The VA health care system was created for the unique needs of disabled veterans and, therefore, must be maintained. While private sector hospitals have administrative costs and profit motives, studies have shown that VA provides more cost-effective care than comparable private sector health care. Without VA, millions of veterans would be forced to rely on Medicare and Medicaid at substantially greater federal and state expense.
MYTH: The merits inherent in veterans' benefits will alone always ensure that Congress sufficiently funds veterans' programs.
REALITY: Over the years, Congress has authorized many beneficial VA health care programs and services for veterans. Unfortunately, sufficient funding to ensure these programs and services are readily accessible for veterans has not kept pace with demand for services. Keeping VA health care funding under a discretionary program forces veterans to unfairly compete with other programs for limited resources.
Funding for veterans benefits and health care services should be a top priority for Congress and this Administration. These costs are a continuing cost of national defense and war. Once the battlefields fall silent, veterans should not have to beg for benefits they have earned and rightfully deserve. A promise of benefits and services alone is not good enough. Approved programs must be sufficiently funded. As a nation, we must be willing to bear the costs of providing special benefits to such a unique group—those men and women who were willing, on behalf of all Americans, to serve in peace time and fight our wars to preserve our cherished freedoms and democratic values.

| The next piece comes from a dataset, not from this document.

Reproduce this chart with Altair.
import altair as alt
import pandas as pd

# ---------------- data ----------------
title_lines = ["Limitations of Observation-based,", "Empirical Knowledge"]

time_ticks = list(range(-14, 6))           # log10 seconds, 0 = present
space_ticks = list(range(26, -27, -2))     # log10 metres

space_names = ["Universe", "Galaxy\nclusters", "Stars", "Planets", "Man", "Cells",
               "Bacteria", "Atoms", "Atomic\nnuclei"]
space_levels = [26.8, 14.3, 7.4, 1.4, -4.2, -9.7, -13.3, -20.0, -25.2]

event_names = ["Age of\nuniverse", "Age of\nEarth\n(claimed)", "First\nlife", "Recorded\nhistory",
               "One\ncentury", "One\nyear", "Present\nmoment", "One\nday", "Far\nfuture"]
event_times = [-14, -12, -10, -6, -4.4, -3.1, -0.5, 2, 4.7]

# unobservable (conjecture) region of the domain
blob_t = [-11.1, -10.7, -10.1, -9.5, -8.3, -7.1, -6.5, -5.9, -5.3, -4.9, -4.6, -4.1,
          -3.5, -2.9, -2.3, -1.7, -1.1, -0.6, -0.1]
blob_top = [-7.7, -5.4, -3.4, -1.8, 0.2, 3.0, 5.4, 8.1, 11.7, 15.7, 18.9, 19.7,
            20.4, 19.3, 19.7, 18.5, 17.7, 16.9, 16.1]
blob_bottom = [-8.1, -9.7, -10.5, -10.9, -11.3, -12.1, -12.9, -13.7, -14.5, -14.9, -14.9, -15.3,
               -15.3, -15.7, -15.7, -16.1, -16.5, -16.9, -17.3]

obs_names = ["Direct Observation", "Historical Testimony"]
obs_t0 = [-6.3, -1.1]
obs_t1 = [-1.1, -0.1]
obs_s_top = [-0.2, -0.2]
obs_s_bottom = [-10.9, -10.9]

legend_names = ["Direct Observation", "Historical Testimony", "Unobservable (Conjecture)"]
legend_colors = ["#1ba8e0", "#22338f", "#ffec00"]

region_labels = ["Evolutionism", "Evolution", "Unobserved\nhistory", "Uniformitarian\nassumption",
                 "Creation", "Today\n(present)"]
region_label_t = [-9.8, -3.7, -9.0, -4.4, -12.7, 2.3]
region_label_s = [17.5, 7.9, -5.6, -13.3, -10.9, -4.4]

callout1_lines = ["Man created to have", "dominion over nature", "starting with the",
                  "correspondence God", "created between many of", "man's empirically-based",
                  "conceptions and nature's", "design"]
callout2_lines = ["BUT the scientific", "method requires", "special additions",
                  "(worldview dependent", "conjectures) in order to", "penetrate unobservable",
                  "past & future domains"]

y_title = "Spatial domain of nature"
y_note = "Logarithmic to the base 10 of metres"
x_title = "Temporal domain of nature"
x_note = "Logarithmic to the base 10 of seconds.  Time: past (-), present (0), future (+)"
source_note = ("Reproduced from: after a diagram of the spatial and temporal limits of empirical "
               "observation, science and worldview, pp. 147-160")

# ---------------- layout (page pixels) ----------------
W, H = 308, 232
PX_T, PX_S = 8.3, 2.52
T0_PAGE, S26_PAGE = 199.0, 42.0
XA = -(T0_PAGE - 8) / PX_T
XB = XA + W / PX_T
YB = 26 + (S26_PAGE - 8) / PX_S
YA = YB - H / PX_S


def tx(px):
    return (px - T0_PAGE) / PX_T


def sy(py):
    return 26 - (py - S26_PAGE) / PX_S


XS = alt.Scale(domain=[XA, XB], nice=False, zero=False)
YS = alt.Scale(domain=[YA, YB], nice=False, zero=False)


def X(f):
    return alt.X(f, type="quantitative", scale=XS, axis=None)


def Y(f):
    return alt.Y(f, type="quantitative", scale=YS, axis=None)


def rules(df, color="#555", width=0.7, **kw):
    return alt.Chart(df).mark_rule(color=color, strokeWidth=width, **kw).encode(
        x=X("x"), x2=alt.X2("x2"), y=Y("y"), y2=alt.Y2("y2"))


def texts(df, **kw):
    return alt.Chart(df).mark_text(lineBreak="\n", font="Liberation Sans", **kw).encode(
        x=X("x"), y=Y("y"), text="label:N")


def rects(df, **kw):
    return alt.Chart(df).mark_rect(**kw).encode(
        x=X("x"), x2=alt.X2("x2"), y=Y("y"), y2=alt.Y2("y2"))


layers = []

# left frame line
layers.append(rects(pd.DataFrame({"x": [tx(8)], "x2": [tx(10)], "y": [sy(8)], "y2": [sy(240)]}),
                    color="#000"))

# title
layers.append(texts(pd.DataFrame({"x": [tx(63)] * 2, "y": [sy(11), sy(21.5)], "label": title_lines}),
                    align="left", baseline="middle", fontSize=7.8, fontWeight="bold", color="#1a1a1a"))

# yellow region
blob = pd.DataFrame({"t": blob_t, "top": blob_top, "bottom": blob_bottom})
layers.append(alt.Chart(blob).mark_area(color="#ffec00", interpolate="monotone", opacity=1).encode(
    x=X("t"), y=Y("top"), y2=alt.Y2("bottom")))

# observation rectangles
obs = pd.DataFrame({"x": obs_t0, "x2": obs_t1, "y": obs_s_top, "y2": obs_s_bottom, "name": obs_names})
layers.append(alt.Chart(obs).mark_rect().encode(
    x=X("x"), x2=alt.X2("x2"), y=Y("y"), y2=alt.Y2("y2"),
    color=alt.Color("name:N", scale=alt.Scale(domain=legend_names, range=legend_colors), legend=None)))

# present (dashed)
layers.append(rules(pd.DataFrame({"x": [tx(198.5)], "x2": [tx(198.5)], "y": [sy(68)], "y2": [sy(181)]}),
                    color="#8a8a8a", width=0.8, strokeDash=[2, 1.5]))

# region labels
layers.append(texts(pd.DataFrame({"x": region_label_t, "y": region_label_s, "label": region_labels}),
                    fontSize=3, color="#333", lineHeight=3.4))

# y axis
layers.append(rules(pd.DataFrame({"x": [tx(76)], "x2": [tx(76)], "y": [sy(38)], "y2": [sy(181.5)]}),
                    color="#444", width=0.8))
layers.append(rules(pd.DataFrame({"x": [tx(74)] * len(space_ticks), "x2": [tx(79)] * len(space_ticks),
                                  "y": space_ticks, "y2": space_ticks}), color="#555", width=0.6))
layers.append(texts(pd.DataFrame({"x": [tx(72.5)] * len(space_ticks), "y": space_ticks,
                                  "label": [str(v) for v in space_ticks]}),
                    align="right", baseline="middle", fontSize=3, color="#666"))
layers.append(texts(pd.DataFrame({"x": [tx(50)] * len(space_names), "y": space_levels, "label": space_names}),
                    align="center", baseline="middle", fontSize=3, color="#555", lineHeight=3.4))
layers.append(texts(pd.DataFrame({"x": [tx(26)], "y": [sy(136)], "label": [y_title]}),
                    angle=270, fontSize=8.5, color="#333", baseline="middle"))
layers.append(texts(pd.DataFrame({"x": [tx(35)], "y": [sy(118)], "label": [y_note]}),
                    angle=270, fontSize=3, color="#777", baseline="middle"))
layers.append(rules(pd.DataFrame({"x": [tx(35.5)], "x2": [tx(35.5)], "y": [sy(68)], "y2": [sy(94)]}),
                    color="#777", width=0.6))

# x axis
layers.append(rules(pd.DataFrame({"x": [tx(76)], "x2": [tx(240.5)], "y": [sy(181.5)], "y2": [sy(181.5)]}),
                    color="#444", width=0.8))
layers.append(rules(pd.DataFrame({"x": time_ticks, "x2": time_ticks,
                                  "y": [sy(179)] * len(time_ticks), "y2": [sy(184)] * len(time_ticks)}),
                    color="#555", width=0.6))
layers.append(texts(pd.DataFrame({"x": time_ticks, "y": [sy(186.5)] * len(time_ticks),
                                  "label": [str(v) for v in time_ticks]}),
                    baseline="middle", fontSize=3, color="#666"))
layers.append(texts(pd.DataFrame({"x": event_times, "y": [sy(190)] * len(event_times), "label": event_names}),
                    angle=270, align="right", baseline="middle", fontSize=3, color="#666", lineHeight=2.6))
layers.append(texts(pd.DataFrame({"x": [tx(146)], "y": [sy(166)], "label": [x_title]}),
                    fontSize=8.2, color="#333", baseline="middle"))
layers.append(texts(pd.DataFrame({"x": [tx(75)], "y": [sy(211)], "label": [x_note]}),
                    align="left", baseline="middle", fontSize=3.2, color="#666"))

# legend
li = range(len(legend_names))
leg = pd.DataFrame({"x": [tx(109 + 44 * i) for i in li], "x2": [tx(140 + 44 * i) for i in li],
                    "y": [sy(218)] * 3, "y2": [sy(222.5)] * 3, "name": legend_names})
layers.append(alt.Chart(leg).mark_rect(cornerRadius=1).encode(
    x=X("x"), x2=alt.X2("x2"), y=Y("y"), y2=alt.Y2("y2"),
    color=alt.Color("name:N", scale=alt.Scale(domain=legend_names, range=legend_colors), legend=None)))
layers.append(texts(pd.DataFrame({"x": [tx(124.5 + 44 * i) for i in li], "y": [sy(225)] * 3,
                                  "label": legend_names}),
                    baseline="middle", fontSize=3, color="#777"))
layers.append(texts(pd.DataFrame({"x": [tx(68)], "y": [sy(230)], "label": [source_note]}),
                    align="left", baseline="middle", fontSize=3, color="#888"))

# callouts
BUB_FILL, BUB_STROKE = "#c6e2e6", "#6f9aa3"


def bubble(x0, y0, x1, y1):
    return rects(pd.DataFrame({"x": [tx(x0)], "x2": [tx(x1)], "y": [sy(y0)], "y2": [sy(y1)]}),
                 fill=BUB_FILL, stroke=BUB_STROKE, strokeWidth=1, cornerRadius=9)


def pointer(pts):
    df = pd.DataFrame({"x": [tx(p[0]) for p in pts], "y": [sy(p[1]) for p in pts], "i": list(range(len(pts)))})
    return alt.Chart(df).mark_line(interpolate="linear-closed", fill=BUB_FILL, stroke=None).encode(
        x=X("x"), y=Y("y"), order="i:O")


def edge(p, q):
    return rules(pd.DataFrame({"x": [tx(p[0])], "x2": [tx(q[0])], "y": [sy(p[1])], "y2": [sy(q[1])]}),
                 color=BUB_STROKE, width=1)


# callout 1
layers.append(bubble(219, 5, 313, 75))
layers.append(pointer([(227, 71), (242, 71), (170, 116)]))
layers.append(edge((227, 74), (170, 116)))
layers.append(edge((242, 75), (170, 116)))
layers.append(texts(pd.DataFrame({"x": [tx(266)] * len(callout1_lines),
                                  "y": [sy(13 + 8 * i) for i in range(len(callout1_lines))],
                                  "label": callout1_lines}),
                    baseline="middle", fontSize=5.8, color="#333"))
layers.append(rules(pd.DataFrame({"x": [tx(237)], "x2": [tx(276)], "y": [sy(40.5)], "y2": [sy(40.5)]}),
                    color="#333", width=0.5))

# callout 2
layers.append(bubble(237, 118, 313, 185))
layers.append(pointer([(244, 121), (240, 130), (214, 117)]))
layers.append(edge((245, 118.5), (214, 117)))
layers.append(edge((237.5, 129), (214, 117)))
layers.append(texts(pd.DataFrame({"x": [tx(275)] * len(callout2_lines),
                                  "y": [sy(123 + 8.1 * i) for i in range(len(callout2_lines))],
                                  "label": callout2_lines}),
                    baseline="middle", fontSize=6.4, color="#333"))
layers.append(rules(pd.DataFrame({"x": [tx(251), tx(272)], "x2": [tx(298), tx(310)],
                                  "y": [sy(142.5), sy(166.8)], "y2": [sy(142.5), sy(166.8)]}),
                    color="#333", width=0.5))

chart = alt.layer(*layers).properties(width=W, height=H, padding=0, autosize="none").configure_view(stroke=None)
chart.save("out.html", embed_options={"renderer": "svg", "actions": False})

To assure the veterans medical care system is maintained as a top government priority, its funding should be mandatory to remove it from competition with politically popular but less meritorious projects and programs.

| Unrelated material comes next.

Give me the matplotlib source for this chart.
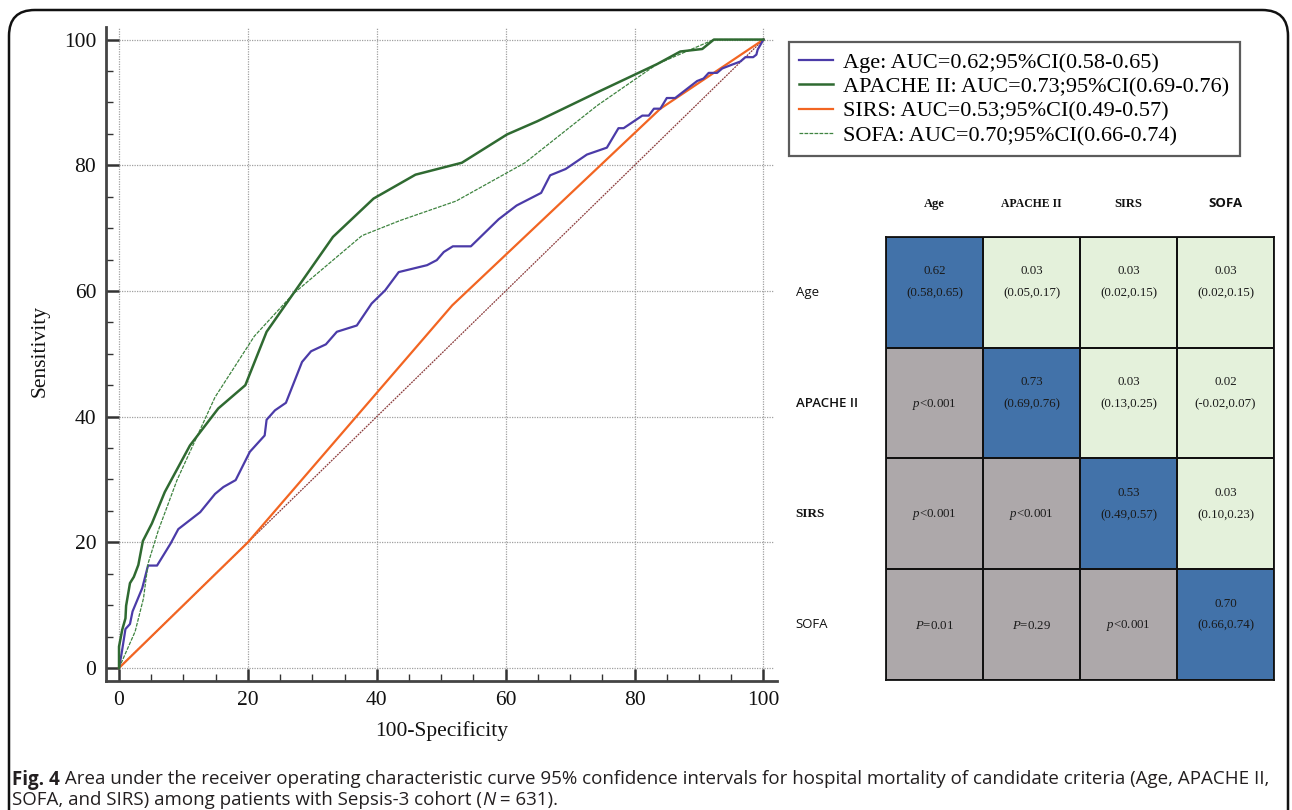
import matplotlib
matplotlib.use("Agg")
import matplotlib.pyplot as plt
import numpy as np
from matplotlib.patches import FancyBboxPatch
from matplotlib.colors import ListedColormap

plt.rcParams["mathtext.fontset"] = "custom"
plt.rcParams["mathtext.it"] = "Liberation Serif:italic"
plt.rcParams["mathtext.rm"] = "Liberation Serif"

# ---------------- data ----------------
age_x = [0, 0.4, 1.0, 1.7, 2.1, 3.6, 4.5, 5.9, 8.0, 9.2, 12.6, 14.9, 16.2, 18.1, 20.3, 22.6, 22.9, 24.2,
         25.9, 28.4, 29.8, 32.1, 33.8, 36.9, 39.2, 41.3, 43.4, 47.8, 49.3, 50.4, 51.8, 54.6, 58.9, 61.7,
         65.5, 66.9, 69.3, 72.6, 75.7, 77.5, 78.3, 81.2, 82.2, 83.0, 84.0, 85.0, 86.3, 89.7, 90.7, 91.5,
         92.8, 93.6, 95.1, 96.4, 97.2, 98.4, 98.9, 99.1, 100]
age_y = [0, 2.3, 6.2, 7.0, 9.0, 12.7, 16.3, 16.3, 19.8, 22.1, 24.8, 27.7, 28.8, 29.9, 34.4, 37.0, 39.5, 41.0,
         42.2, 48.7, 50.4, 51.5, 53.5, 54.5, 58.0, 60.1, 63.0, 64.1, 64.9, 66.2, 67.1, 67.1, 71.4, 73.6,
         75.6, 78.4, 79.4, 81.7, 82.8, 85.9, 85.9, 87.9, 87.9, 89.0, 89.0, 90.7, 90.7, 93.4, 93.8, 94.7,
         94.7, 95.4, 96.0, 96.5, 97.2, 97.2, 97.6, 98.4, 100]

apache_x = [0, 0, 0.5, 1.0, 1.1, 1.7, 2.3, 3.0, 3.7, 5.1, 7.1, 11.0, 15.4, 19.6, 22.9, 33.2, 39.5, 46.0,
            53.2, 60.2, 64.9, 74.2, 83.5, 87.1, 90.5, 92.3, 100]
apache_y = [0, 3.4, 6.1, 7.9, 9.9, 13.5, 14.5, 16.4, 20.2, 23.0, 28.0, 35.4, 41.3, 45.0, 53.5, 68.6, 74.7,
            78.5, 80.4, 84.9, 87.0, 91.6, 96.1, 98.1, 98.5, 100, 100]

sirs_x = [0, 20, 51.7, 84, 100]
sirs_y = [0, 20, 57.7, 89, 100]

sofa_x = [0, 2.5, 3.8, 4.5, 6.1, 9.0, 14.9, 21.0, 27.1, 37.7, 43.6, 52.3, 63.0, 74.2, 83.5, 92.3, 100]
sofa_y = [0, 5.8, 11.1, 16.6, 21.9, 29.9, 43.1, 52.8, 59.6, 68.8, 71.2, 74.3, 80.4, 89.5, 96.1, 100, 100]

ref_x = [0, 100]
ref_y = [0, 100]

legend_labels = ["Age: AUC=0.62;95%CI(0.58-0.65)",
                 "APACHE II: AUC=0.73;95%CI(0.69-0.76)",
                 "SIRS: AUC=0.53;95%CI(0.49-0.57)",
                 "SOFA: AUC=0.70;95%CI(0.66-0.74)"]

tick_vals = [0, 20, 40, 60, 80, 100]

criteria = ["Age", "APACHE II", "SIRS", "SOFA"]
# cell kind: 0 = p-value (lower), 1 = AUC (diagonal), 2 = difference (upper)
cell_kind = [[1, 2, 2, 2],
             [0, 1, 2, 2],
             [0, 0, 1, 2],
             [0, 0, 0, 1]]
cell_top = [["0.62", "0.03", "0.03", "0.03"],
            ["", "0.73", "0.03", "0.02"],
            ["", "", "0.53", "0.03"],
            ["", "", "", "0.70"]]
cell_ci = [["(0.58,0.65)", "(0.05,0.17)", "(0.02,0.15)", "(0.02,0.15)"],
           ["", "(0.69,0.76)", "(0.13,0.25)", "(-0.02,0.07)"],
           ["", "", "(0.49,0.57)", "(0.10,0.23)"],
           ["", "", "", "(0.66,0.74)"]]
cell_p = [["", "", "", ""],
          [("p", "<0.001"), "", "", ""],
          [("p", "<0.001"), ("p", "<0.001"), "", ""],
          [("P", "=0.01"), ("P", "=0.29"), ("p", "<0.001"), ""]]

caption_bold = "Fig. 4"
caption_line1 = (" Area under the receiver operating characteristic curve 95% confidence intervals for "
                 "hospital mortality of candidate criteria (Age, APACHE II,")
caption_line2 = "SOFA, and SIRS) among patients with Sepsis-3 cohort ("
caption_line2b = "N"
caption_line2c = " = 631)."

# ---------------- figure ----------------
W, H = 1292, 810
fig = plt.figure(figsize=(W / 100, H / 100), dpi=100)
fig.patch.set_facecolor("white")

SERIF = ["Liberation Serif", "DejaVu Serif"]
SANS = ["Open Sans", "DejaVu Sans"]
CAP = ["Open Sans", "DejaVu Sans"]

# outer rounded frame
frame = FancyBboxPatch((9 / W, -0.05), (1288 - 9) / W, (810 - 10) / H + 0.05,
                       boxstyle="round,pad=0,rounding_size=0.02",
                       transform=fig.transFigure, fill=False, edgecolor="#111111",
                       linewidth=1.8, mutation_aspect=W / H)
fig.patches.append(frame)

# ---------------- ROC axes ----------------
ax = fig.add_axes([106 / W, 1 - 681 / H, (777 - 106) / W, (681 - 27) / H])
ax.set_xlim(-2.02, 102.1)
ax.set_ylim(-2.07, 102.0)

for v in tick_vals:
    ax.axhline(v, xmin=(0 + 2.02) / 104.12, xmax=(101.6 + 2.02) / 104.12, color="#a0a0a0",
               lw=0.9, ls=(0, (1, 1)), zorder=0)
    ax.axvline(v, ymin=(0 + 2.07) / 104.07 - 0.006, ymax=1.0, color="#a0a0a0",
               lw=0.9, ls=(0, (1, 1)), zorder=0)

ax.plot(ref_x, ref_y, color="#8a3a3a", lw=0.9, ls=(0, (1.5, 0.8)), zorder=2)
l_age, = ax.plot(age_x, age_y, color="#4b3ba8", lw=1.6, zorder=4)
l_apa, = ax.plot(apache_x, apache_y, color="#2f6a31", lw=1.8, zorder=5)
l_sirs, = ax.plot(sirs_x, sirs_y, color="#f26522", lw=1.6, zorder=3)
l_sofa, = ax.plot(sofa_x, sofa_y, color="#3f8440", lw=0.9, ls=(0, (3, 1)), zorder=4)

for s in ["top", "right"]:
    ax.spines[s].set_visible(False)
for s in ["left", "bottom"]:
    ax.spines[s].set_color("#444444")
    ax.spines[s].set_linewidth(2.0)

ax.set_xticks(tick_vals)
ax.set_yticks(tick_vals)
ax.set_xticks(np.arange(5, 100, 5), minor=True)
ax.set_yticks(np.arange(5, 100, 5), minor=True)
ax.tick_params(which="major", direction="in", length=9, width=1.8, color="#333333",
               labelsize=15.5, pad=7)
ax.tick_params(which="minor", direction="in", length=5, width=1.0, color="#333333")
for lab in ax.get_xticklabels() + ax.get_yticklabels():
    lab.set_family(SERIF)
    lab.set_color("#111111")

ax.set_xlabel("100-Specificity", family=SERIF, fontsize=15.5, color="#111111")
ax.set_ylabel("Sensitivity", family=SERIF, fontsize=15.5, color="#111111")
ax.xaxis.set_label_coords(0.5, -0.077)
ax.xaxis.label.set_va("center")
ax.yaxis.set_label_coords(-0.098, 0.504)
ax.yaxis.label.set_va("center")

leg = fig.legend([l_age, l_apa, l_sirs, l_sofa], legend_labels,
                 loc="upper left", bbox_to_anchor=(789 / W, 1 - 42 / H),
                 prop={"family": SERIF, "size": 16}, frameon=True, fancybox=False,
                 borderaxespad=0, borderpad=0.45, handlelength=1.55, handletextpad=0.45,
                 labelspacing=0.18)
leg.get_frame().set_edgecolor("#333333")
leg.get_frame().set_linewidth(1.6)

# ---------------- comparison table ----------------
tx = fig.add_axes([886 / W, 1 - 680 / H, (1274 - 886) / W, (680 - 237) / H])
cmap = ListedColormap(["#ada8aa", "#4272a9", "#e4f1db"])
kind = np.array(cell_kind)
tx.pcolormesh(np.arange(5), np.arange(5), kind, cmap=cmap, vmin=-0.5, vmax=2.5,
              edgecolors="#111111", linewidth=1.3)
tx.set_xlim(0, 4)
tx.set_ylim(4, 0)
tx.set_xticks([])
tx.set_yticks([])
for s in tx.spines.values():
    s.set_linewidth(1.3)
    s.set_color("#111111")

header_styles = [dict(family=SERIF, weight="bold", fontsize=9), dict(family=SERIF, weight="bold", fontsize=8.5),
                 dict(family=SERIF, weight="bold", fontsize=9), dict(family=SANS, weight="bold", fontsize=9.5)]
row_styles = [dict(family=SANS), dict(family=SANS, weight="semibold"),
              dict(family=SERIF, weight="bold"), dict(family=SANS)]
for j, name in enumerate(criteria):
    tx.text(j + 0.5, -0.30, name, ha="center", va="center",
            color="#111111", clip_on=False, **header_styles[j])
for i, name in enumerate(criteria):
    tx.text(-0.93, i + 0.5, name, ha="left", va="center", fontsize=9.5,
            color="#111111", clip_on=False, **row_styles[i])

CELL_FS = 9.3
for i in range(4):
    for j in range(4):
        if cell_kind[i][j] == 0:
            letter, rest = cell_p[i][j]
            tx.text(j + 0.5, i + 0.51, r"$\mathit{" + letter + "}$" + rest, ha="center",
                    va="center", fontsize=CELL_FS, family=SERIF, color="#1a1a1a")
        else:
            tx.text(j + 0.5, i + 0.31, cell_top[i][j], ha="center", va="center",
                    fontsize=CELL_FS, family=SERIF, color="#1a1a1a")
            tx.text(j + 0.5, i + 0.51, cell_ci[i][j], ha="center", va="center",
                    fontsize=CELL_FS, family=SERIF, color="#1a1a1a")

# ---------------- caption ----------------
renderer = fig.canvas.get_renderer()
y1 = 1 - 777 / H
y2 = 1 - 798 / H
base = 11.0
# measure at base size, then scale so line 1 spans the reference width
tb = fig.text(0, 0, caption_bold, family=CAP, weight="bold", fontsize=base)
tr = fig.text(0, 0, caption_line1, family=CAP, fontsize=base)
wtot = tb.get_window_extent(renderer).width + tr.get_window_extent(renderer).width
tb.remove()
tr.remove()
cap_size = min(base * (1280 - 12) / wtot, 13.5)

t_b = fig.text(12 / W, y1, caption_bold, family=CAP, weight="bold", fontsize=cap_size,
               color="#231f20", va="center_baseline", ha="left")
bb = t_b.get_window_extent(renderer)
fig.text(bb.x1 / W, y1, caption_line1, family=CAP, fontsize=cap_size, color="#231f20",
         va="center_baseline", ha="left")
t2 = fig.text(12 / W, y2, caption_line2, family=CAP, fontsize=cap_size, color="#231f20",
              va="center_baseline", ha="left")
bb2 = t2.get_window_extent(renderer)
t3 = fig.text(bb2.x1 / W, y2, caption_line2b, family=CAP, style="italic", fontsize=cap_size,
              color="#231f20", va="center_baseline", ha="left")
bb3 = t3.get_window_extent(renderer)
fig.text(bb3.x1 / W, y2, caption_line2c, family=CAP, fontsize=cap_size, color="#231f20",
         va="center_baseline", ha="left")

fig.savefig("out.png", dpi=100)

MYTH: We already have too many mandatory programs.
REALITY: The government is already providing mandatory funding for one class of veterans—longevity military retirees who are Medicare-eligible under TRICARE for Life, Public Law 106-398, enacted in October 2000. For fiscal year 2004, the Administration is proposing an entitlement program for military retirees under the age of 65, similar to the TRICARE for Life program.
While it is necessary for our government to provide a mandatory program to meet the health care needs of the men and women who dedicated a career to the defense of our nation, and for their families, it is no less important to guarantee funding for the VA health care system.
Congress must ensure that all veterans enrolled in VA health care receive timely, quality health care through a mandatory funding program. Veterans have earned the right and they deserve no less from their government.
MYTH: Under a mandatory funding program, VA would no longer have an incentive to find efficiencies and to supplement its appropriation with third-party collections.
REALITY: Mandatory funding will provide sufficient resources to ensure high quality health care services when veterans need it. Mandatory funding for veterans health care is based on a formula that includes the number of enrolled patients and a per capita amount for each patient. It is not intended to provide excess funding for veterans health care. Under this method, inefficiencies in spending would be easily revealed.
VA Central Office (VACO) would still be responsible for local managers using funds appropriately and efficiently. Hospital directors would still be required to meet performance standards and third-party collection goals. Current checks and balances will help ensure accountability. VACO provides monetary incentives to local managers who meet their goals and strive for the most efficient ways of delivering high quality health care to our nation's veterans.
Finally, VACO would continue to evaluate local mangers and distribute allocations to Veterans Integrated Service Networks based on need and performance.